DIRECTIVE: Retype, exactly as they stand, the lines from the start of the data to the line that contains "(aBl) at (136,255)", both ends included. Leave the pictures out.
----------
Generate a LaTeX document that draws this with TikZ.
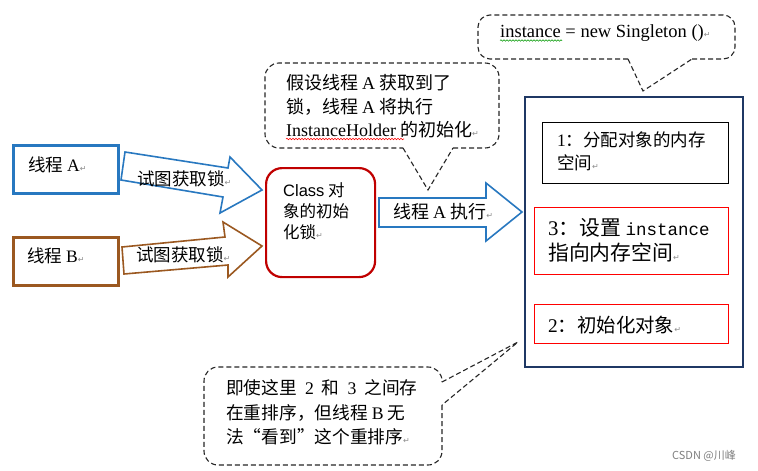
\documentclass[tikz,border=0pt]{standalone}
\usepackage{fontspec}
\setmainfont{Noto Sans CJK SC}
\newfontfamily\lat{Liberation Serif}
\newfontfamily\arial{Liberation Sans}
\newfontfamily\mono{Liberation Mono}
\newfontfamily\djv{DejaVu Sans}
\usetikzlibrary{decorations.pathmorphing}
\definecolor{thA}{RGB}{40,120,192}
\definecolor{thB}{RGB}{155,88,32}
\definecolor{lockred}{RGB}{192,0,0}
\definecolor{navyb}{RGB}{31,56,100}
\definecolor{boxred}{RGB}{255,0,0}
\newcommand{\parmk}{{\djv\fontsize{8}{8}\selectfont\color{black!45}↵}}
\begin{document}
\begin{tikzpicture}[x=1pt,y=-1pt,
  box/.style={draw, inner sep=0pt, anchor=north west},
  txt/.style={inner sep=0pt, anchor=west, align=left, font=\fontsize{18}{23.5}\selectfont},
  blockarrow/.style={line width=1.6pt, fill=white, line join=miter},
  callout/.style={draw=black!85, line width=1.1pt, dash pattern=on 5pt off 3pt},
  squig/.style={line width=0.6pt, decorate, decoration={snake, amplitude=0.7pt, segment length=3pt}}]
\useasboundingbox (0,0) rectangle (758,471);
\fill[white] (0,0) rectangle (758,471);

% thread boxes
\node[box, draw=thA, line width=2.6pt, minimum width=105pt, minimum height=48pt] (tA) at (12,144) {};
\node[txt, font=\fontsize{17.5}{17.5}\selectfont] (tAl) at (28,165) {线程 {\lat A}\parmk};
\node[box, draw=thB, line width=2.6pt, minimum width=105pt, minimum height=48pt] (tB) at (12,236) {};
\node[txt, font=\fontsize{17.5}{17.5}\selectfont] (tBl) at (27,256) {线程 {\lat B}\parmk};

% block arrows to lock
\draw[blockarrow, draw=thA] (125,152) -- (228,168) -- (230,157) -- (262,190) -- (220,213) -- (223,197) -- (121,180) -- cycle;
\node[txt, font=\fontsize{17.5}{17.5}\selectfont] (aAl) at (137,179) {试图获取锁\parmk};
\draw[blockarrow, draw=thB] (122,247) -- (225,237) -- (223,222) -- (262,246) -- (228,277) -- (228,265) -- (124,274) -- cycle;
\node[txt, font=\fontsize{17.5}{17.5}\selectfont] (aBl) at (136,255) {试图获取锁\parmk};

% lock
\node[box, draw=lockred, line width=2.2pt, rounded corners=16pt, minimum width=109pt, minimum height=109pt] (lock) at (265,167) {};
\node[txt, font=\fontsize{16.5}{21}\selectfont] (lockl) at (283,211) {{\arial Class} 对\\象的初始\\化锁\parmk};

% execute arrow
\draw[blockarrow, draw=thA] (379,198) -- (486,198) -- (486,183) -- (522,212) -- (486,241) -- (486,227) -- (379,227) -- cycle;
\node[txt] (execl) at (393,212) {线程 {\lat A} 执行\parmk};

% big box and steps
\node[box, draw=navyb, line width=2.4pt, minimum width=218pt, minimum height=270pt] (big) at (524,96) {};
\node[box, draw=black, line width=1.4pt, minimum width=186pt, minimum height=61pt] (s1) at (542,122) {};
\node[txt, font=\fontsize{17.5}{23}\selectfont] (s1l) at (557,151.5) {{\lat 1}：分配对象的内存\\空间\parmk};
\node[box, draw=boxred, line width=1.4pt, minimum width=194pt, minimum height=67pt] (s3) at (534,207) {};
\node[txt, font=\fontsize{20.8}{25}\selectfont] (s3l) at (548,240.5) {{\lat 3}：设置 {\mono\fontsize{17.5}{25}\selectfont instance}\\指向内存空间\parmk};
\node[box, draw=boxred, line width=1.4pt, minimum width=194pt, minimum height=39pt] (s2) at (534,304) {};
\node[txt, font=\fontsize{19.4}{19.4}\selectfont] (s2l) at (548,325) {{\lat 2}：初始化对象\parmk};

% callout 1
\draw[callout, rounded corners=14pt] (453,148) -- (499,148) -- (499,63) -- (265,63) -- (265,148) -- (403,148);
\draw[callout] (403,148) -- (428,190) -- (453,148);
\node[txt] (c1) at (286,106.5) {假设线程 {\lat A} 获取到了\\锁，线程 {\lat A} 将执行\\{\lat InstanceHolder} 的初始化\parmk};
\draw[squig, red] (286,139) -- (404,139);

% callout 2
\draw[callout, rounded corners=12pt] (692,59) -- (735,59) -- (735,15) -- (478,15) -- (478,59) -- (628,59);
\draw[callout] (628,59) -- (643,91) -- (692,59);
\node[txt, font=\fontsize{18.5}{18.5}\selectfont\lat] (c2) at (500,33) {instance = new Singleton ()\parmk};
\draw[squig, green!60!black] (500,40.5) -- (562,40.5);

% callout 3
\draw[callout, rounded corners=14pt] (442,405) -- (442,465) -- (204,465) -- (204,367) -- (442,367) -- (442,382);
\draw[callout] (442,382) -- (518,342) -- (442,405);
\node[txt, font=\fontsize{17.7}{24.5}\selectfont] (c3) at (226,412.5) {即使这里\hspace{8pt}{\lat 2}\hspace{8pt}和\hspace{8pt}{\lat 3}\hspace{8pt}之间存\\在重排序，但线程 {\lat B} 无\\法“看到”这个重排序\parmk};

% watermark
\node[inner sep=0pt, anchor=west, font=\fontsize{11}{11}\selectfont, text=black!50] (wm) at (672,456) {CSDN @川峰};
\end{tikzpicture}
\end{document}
----------
RESULT BELOW:
Generate a LaTeX document that draws this with TikZ.
\documentclass[tikz,border=0pt]{standalone}
\usepackage{fontspec}
\setmainfont{Noto Sans CJK SC}
\newfontfamily\lat{Liberation Serif}
\newfontfamily\arial{Liberation Sans}
\newfontfamily\mono{Liberation Mono}
\newfontfamily\djv{DejaVu Sans}
\usetikzlibrary{decorations.pathmorphing}
\definecolor{thA}{RGB}{40,120,192}
\definecolor{thB}{RGB}{155,88,32}
\definecolor{lockred}{RGB}{192,0,0}
\definecolor{navyb}{RGB}{31,56,100}
\definecolor{boxred}{RGB}{255,0,0}
\newcommand{\parmk}{{\djv\fontsize{8}{8}\selectfont\color{black!45}↵}}
\begin{document}
\begin{tikzpicture}[x=1pt,y=-1pt,
  box/.style={draw, inner sep=0pt, anchor=north west},
  txt/.style={inner sep=0pt, anchor=west, align=left, font=\fontsize{18}{23.5}\selectfont},
  blockarrow/.style={line width=1.6pt, fill=white, line join=miter},
  callout/.style={draw=black!85, line width=1.1pt, dash pattern=on 5pt off 3pt},
  squig/.style={line width=0.6pt, decorate, decoration={snake, amplitude=0.7pt, segment length=3pt}}]
\useasboundingbox (0,0) rectangle (758,471);
\fill[white] (0,0) rectangle (758,471);

% thread boxes
\node[box, draw=thA, line width=2.6pt, minimum width=105pt, minimum height=48pt] (tA) at (12,144) {};
\node[txt, font=\fontsize{17.5}{17.5}\selectfont] (tAl) at (28,165) {线程 {\lat A}\parmk};
\node[box, draw=thB, line width=2.6pt, minimum width=105pt, minimum height=48pt] (tB) at (12,236) {};
\node[txt, font=\fontsize{17.5}{17.5}\selectfont] (tBl) at (27,256) {线程 {\lat B}\parmk};

% block arrows to lock
\draw[blockarrow, draw=thA] (125,152) -- (228,168) -- (230,157) -- (262,190) -- (220,213) -- (223,197) -- (121,180) -- cycle;
\node[txt, font=\fontsize{17.5}{17.5}\selectfont] (aAl) at (137,179) {试图获取锁\parmk};
\draw[blockarrow, draw=thB] (122,247) -- (225,237) -- (223,222) -- (262,246) -- (228,277) -- (228,265) -- (124,274) -- cycle;
\node[txt, font=\fontsize{17.5}{17.5}\selectfont] (aBl) at (136,255) {试图获取锁\parmk};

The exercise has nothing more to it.